A word of caution here. Laminating printed covers at the local print shop is not a good idea. It is an inexpensive temptation but the protective outer laminate does not always bond to the cover stock properly and a substantial amount of shrinkage is common. A better method of protecting the finished work is to make a wraparound loose cover from acetate sheet, which is readily available at art supply stores. It can be folded easily at the corners and is fairly resistant to rough handling. It will crack at the folds over time, which means that you may need to replace it every fifteen years or so.

In order for the back of the cover to snug the spine tightly, pre-creasing (grooving) will be necessary. The neatest and most appropriate way of doing this is by embossing a fold line. This is a very simple operation and requires only rudimentary tools. One way of making a tool is described here. Others will most probably come to mind.

The grooving template illustrated here is the sort of tool that I use. It would be made from hard plastic sheet such as polystyrene or anything equally suitable that would not mark the cover. The thickness of the material should be about 0.04" (1 mm). The embossing or grooving tool is used to press the cover stock into the groove.

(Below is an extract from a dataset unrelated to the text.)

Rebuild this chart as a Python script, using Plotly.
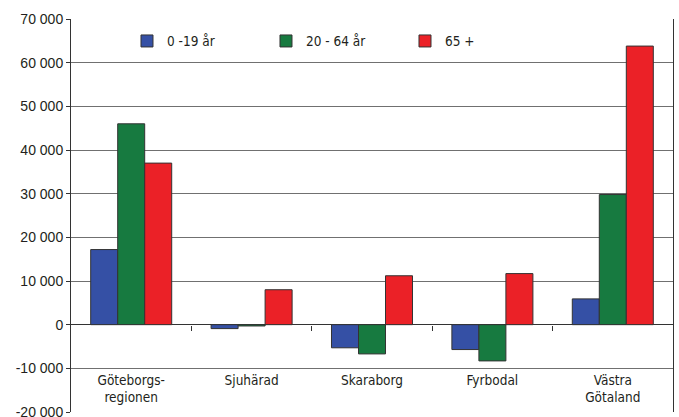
import plotly.graph_objects as go

categories = ["Göteborgs-<br>regionen", "Sjuhärad", "Skaraborg", "Fyrbodal", "Västra<br>Götaland"]
series_names = ["0 -19 år", "20 - 64 år", "65 +"]
age_0_19 = [17200, -900, -5300, -5700, 5900]
age_20_64 = [46000, -300, -6700, -8300, 29800]
age_65 = [37000, 8000, 11200, 11700, 63800]
colors = ["#3550A5", "#177A40", "#EB2127"]
y_ticks = [-20000, -10000, 0, 10000, 20000, 30000, 40000, 50000, 60000, 70000]
y_ticktext = [f"{v:,}".replace(",", " ") for v in y_ticks]
y_min, y_max = -20000, 70000
label_level = -10000  # category labels hang below this gridline

narrow = "Liberation Sans Narrow, DejaVu Sans Condensed, Arial Narrow, sans-serif"

fig = go.Figure()
for name, vals, col in zip(series_names, [age_0_19, age_20_64, age_65], colors):
    fig.add_trace(go.Bar(x=categories, y=vals, name=name,
                         marker=dict(color=col, line=dict(color="#333333", width=1))))

# helper traces for the extra category axes
fig.add_trace(go.Scatter(x=[], y=[], xaxis="x2", yaxis="y", showlegend=False, hoverinfo="skip"))
fig.add_trace(go.Scatter(x=[], y=[], xaxis="x3", yaxis="y", showlegend=False, hoverinfo="skip"))

zero_pos = (0 - y_min) / (y_max - y_min)
label_pos = (label_level - y_min) / (y_max - y_min)
n = len(categories)

fig.update_layout(
    width=679, height=417,
    margin=dict(l=71, r=6, t=19, b=5, autoexpand=False),
    paper_bgcolor="white", plot_bgcolor="white",
    barmode="group", bargap=0.327, bargroupgap=0,
    font=dict(family="Liberation Sans, Arial, sans-serif", size=14, color="#231F20"),
    legend=dict(orientation="h", x=0.093, y=0.983, xanchor="left", yanchor="top",
                font=dict(family=narrow, size=13.5, color="#231F20"),
                entrywidth=94, entrywidthmode="pixels", bgcolor="rgba(0,0,0,0)",
                traceorder="normal"),
    xaxis=dict(showgrid=False, showline=False, ticks="", showticklabels=False,
               range=[-0.5, n - 0.5], automargin=False),
    xaxis2=dict(anchor="free", position=zero_pos, overlaying="x", side="bottom",
                range=[-0.5, n - 0.5], showgrid=False, zeroline=False, showline=False,
                ticks="outside", ticklen=5, tickcolor="#333333",
                tickvals=[i + 0.5 for i in range(n)], showticklabels=False, automargin=False),
    xaxis3=dict(anchor="free", position=label_pos, overlaying="x", side="bottom",
                range=[-0.5, n - 0.5], showgrid=False, zeroline=False, showline=False,
                ticks="", tickvals=list(range(n)), ticktext=categories,
                tickfont=dict(family=narrow, size=13.5, color="#231F20"),
                ticklabelstandoff=2, automargin=False),
    yaxis=dict(range=[y_min, y_max], tickvals=y_ticks, ticktext=y_ticktext,
               showgrid=True, gridcolor="#707070", gridwidth=1,
               zeroline=True, zerolinecolor="#333333", zerolinewidth=1,
               showline=True, mirror=True, linecolor="#333333", linewidth=1,
               ticks="outside", ticklen=4, tickcolor="#333333", ticklabeloverflow="allow",
               tickfont=dict(size=14, color="#231F20"), automargin=False),
)

fig.write_html("out.html", config={"displayModeBar": False},
               post_script="document.body.style.margin='0';")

The tool could be anything with a smooth end, such as a knitting needle or scribing instrument.

In addition to the allowance for the thickness of the assembled pages of the book, there will be some loss in the width of cover material due to the folding operation. Therefore it is best to leave the cover widths a little oversize, to be trimmed to match the page dimension after final gluing.

The fold lines should be marked out on the inside face of the cover. The space between the two lines will need to be determined experimentally. It is best to take an offcut of the cover material and wrap it around the spine to get the best fit. Then transfer the information to the appropriate place on the cover. If you are doing several books at a time, it should only be necessary to make this determination once.

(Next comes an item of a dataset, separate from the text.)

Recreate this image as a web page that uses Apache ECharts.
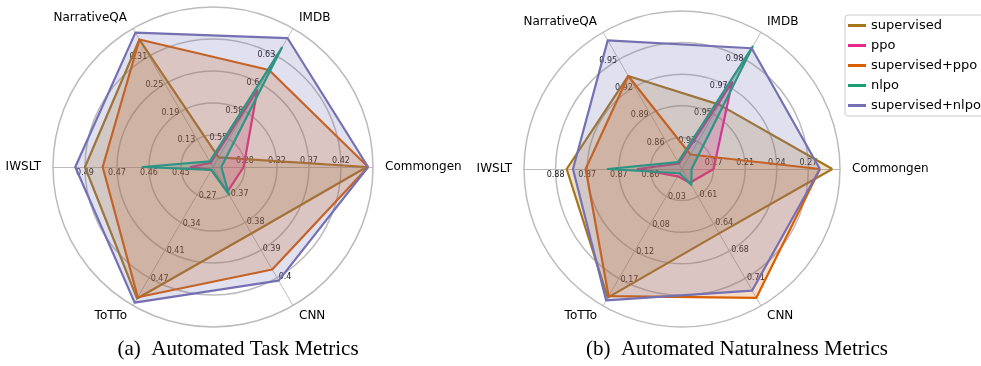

To make the fold lines, lay the cover face down on the template with the marks for the fold lines centred on the grooves. Hold the cover in place so that it cannot move during the embossing and run the tool along the groove to press the cover material into it. You will do this three times; once for each corner of the spine and once for the fold in the front to enable the cover to be opened after gluing. Fold the cover on the embossed lines and ensure that everything is nicely square and aligned. You will then be ready to attach the cover to the rest of the book.

Fit the assembled pages into the folded cover to make sure that everything goes together neatly. Then apply a bead of the white glue to the spine of the pages and down the sides over the lacing. Push the pages back into the folded cover and press the parts together tightly to ensure that the glue is in good contact with the components. Open the front cover and make sure that glue does not come past the front fold line, or the cover will be bonded to the front endpaper. Make sure that the top and bottom edges of the cover line up correctly with the pages and then place the assembled parts between the clamping blocks and apply the clamps to hold everything together tightly while the glue dries.

When everything is completely dry, remove the clamping blocks. Trim the front and back covers with a sharp knife on a cutting board so that they align perfectly with the ends of the pages. Any minor irregularities can be trimmed by re-inserting the book into the clamping blocks and sanding the edges of the pages carefully and squarely with fine sandpaper on a flat block. As an alternative to sanding, you may choose to have the local print shop make guillotine "kiss-cuts" along the three unbound edges. That will give your masterpiece a final professional touch. You’ve made your book.